Harsh J skrev:
Hello Per,
On Thu, Sep 1, 2011 at 2:27 PM, Per Steffensen <st...@designware.dk> wrote:
Hi
FileInputFormat sub-classes (TextInputFormat and SequenceFileInputFormat)
are able to take all files in a folder and split the work of handling them
into several sub-jobs (map-jobs). I know it can split a very big file into
several sub-jobs, but how does it handle many small files in the folder. If
there are 10000 small files each with 100 datarecords, I would not like my
sub-jobs to become too small (due to the overhead of starting a JVM for each
sub-job etc.). I would like e.g. 100 sub-jobs each about handling 10000
datarecords, or maybe 10 sub-jobs each about handling 100000 datarecords,
but I would not like 10000 sub-jobs each about handling 100 datarecords. For
this to be possible one split (the work to be done by one sub-job) will have
to span more than one file. My question is, if FileInputFormat sub-classes
are able to make such splits, or if they always create at least one
split=sub-job=map-job per file?
You need CombineFileInputFormat for your case, not the vanilla
FileInputFormat which gives at least one split per file.

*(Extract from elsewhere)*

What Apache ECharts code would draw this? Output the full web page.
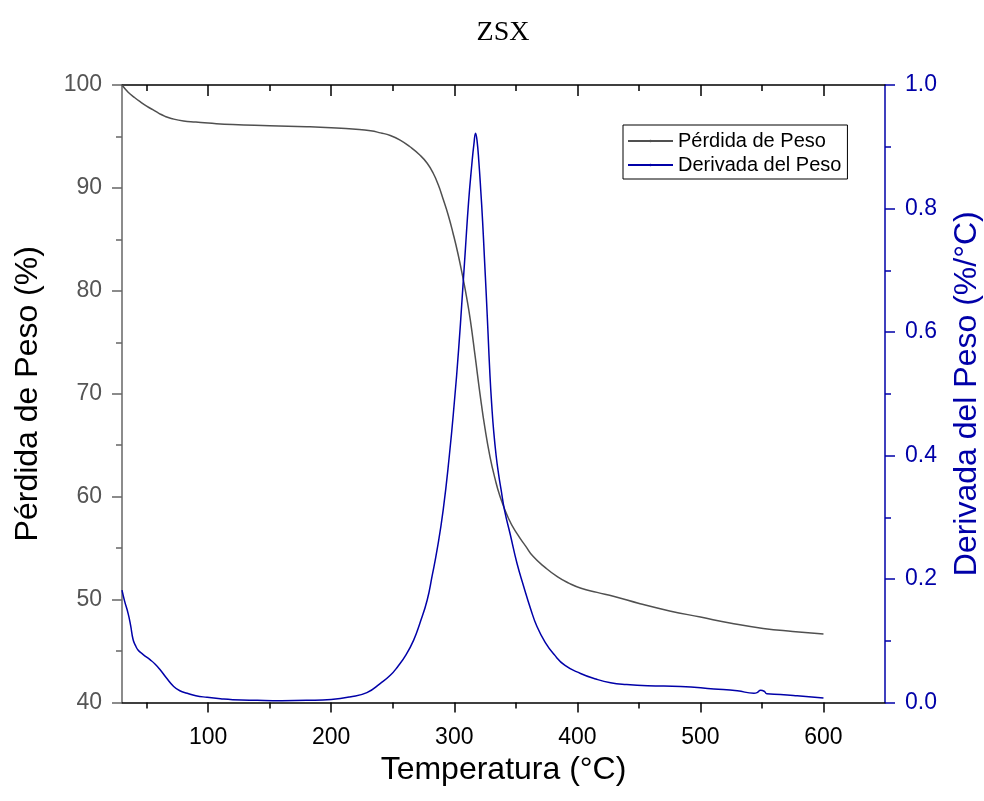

Yes I found CombineFileInputFormat. It worries me a little though to see
that it extends the deprecated FileInputFormat instead of the new
FileInputFormat. It that a problem?
Also I notice that CombineFileInputFormat is abstract. Why is that? Is
the extension shown on the following webpage a good way out of this:
http://blog.yetitrails.com/2011/04/dealing-with-lots-of-small-files-in.html
Another thing is: I expect that FileInputFormat has to somehow list the
files in the folder. Who does this listing handle many many files in the
folder. Most OS's are bad at listing files in folders when there are a lot
of files - at some point it become worse than O(n) where n is the number of
files. Windows of course really suck, and even linux has problems with very
high number of files. How does HDFS handle listing of files in a folder with
many many files? Or maybe I should address this question to the hdfs mailing
list?
Listing would be one RPC call in HDFS, so it might take some time for
millions of files under a single directory. Although the listing
operation, since done in-memory of the NameNode would be fast enough,
the transfer of the results to the client for large amount of items
may take up some time -- and there's no way to page either. I do not
think the complexity is worse than O(n) though, for files under the
same dir - only transfer costs should be your worry. But I've not
measured these things to give you concrete statements on this. Might
be a good exercise?
It would be nice with some number about this, yes. But we will make our
own performance test anyway.
Also know that listing is only done on the front end (job client
submission) and not later on. So it is just a one time cost.